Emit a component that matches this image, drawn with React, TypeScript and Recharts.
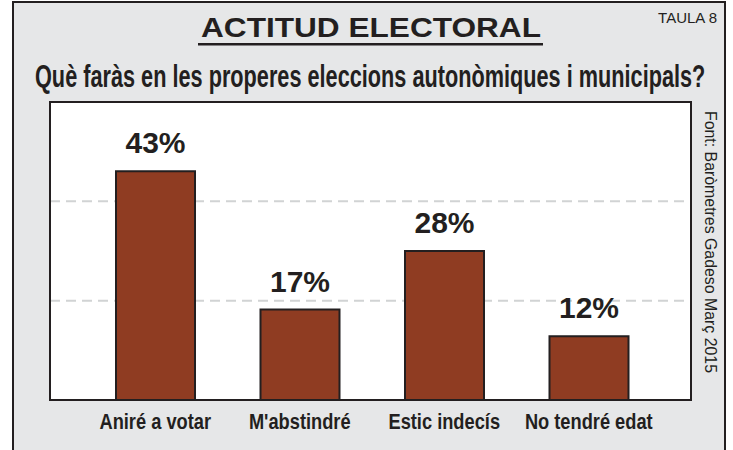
import React from 'react';
import { BarChart, Bar, XAxis, YAxis, CartesianGrid, LabelList } from 'recharts';

const categories = ['Aniré a votar', "M'abstindré", 'Estic indecís', 'No tendré edat'];
const percentages = [43, 17, 28, 12];
const gridTicks = [56 / 3, 112 / 3];

const data = categories.map((name, i) => ({ name, value: percentages[i] }));

const INK = '#231f20';
const FONT = '"Liberation Sans", Arial, sans-serif';

const CategoryTick = (props: any) => {
  const { x, y, payload } = props;
  return (
    <g transform={`translate(${x},${y})`}>
      <text
        transform="scale(0.83,1)"
        y={21}
        textAnchor="middle"
        fill={INK}
        fontSize={22}
        fontWeight="bold"
        fontFamily={FONT}
      >
        {payload.value}
      </text>
    </g>
  );
};

const App: React.FC = () => {
  return (
    <div style={{ position: 'fixed', left: 0, top: 0, width: 733, height: 450, background: '#fff', overflow: 'hidden' }}>
      {/* page frame */}
      <div
        style={{
          position: 'absolute', left: 12, top: 1, width: 714, height: 470,
          background: '#e6e7e8', border: `2.5px solid ${INK}`, boxSizing: 'border-box',
        }}
      />
      {/* plot box background */}
      <div style={{ position: 'absolute', left: 50, top: 102, width: 641, height: 298, background: '#fff' }} />
      <div style={{ position: 'absolute', left: 0, top: 0 }}>
        <BarChart width={733} height={450} data={data} margin={{ top: 102, right: 42, bottom: 10, left: 50 }}>
          <CartesianGrid vertical={false} horizontal stroke="#d1d3d4" strokeWidth={2} strokeDasharray="10 6" />
          <XAxis
            dataKey="name"
            axisLine={false}
            tickLine={false}
            height={40}
            padding={{ left: 33, right: 30 }}
            tick={<CategoryTick />}
            interval={0}
          />
          <YAxis hide domain={[0, 56]} ticks={gridTicks} />
          <Bar dataKey="value" fill="#8f3c22" stroke={INK} strokeWidth={2} barSize={79} isAnimationActive={false}>
            <LabelList
              dataKey="value"
              position="top"
              offset={18}
              formatter={(v: any) => `${v}%`}
              fill={INK}
              fontSize={30}
              fontWeight="bold"
              fontFamily={FONT}
            />
          </Bar>
        </BarChart>
      </div>
      <svg width={733} height={450} style={{ position: 'absolute', left: 0, top: 0, pointerEvents: 'none' }}>
        {/* plot box border */}
        <rect x={50} y={102} width={641} height={298} fill="none" stroke={INK} strokeWidth={2} />
        <text x={201} y={37} fontSize={27} fontWeight="bold" fontFamily={FONT} fill={INK} textLength={340} lengthAdjust="spacingAndGlyphs">
          ACTITUD ELECTORAL
        </text>
        <rect x={198} y={43} width={345} height={2.5} fill={INK} />
        <text x={717} y={23} fontSize={15} fontFamily={FONT} fill={INK} textAnchor="end">
          TAULA 8
        </text>
        <text transform="translate(35,87) scale(0.7,1)" fontSize={31} fontWeight="bold" fontFamily={FONT} fill={INK}>
          Què faràs en les properes eleccions autonòmiques i municipals?
        </text>
        <text transform="translate(705,111) rotate(90)" fontSize={16} fontFamily={FONT} fill={INK} textLength={262} lengthAdjust="spacingAndGlyphs">
          Font: Baròmetres Gadeso Març 2015
        </text>
      </svg>
    </div>
  );
};

export default App;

-------

### SHORT PROBLEM
Exactly as they appear, print the lines of the listing above from its first line through the line that contains "const gridTicks = [56 / 3, 112 / 3];", minus the pictures.

### THE OUTPUT
Emit a component that matches this image, drawn with React, TypeScript and Recharts.
import React from 'react';
import { BarChart, Bar, XAxis, YAxis, CartesianGrid, LabelList } from 'recharts';

const categories = ['Aniré a votar', "M'abstindré", 'Estic indecís', 'No tendré edat'];
const percentages = [43, 17, 28, 12];
const gridTicks = [56 / 3, 112 / 3];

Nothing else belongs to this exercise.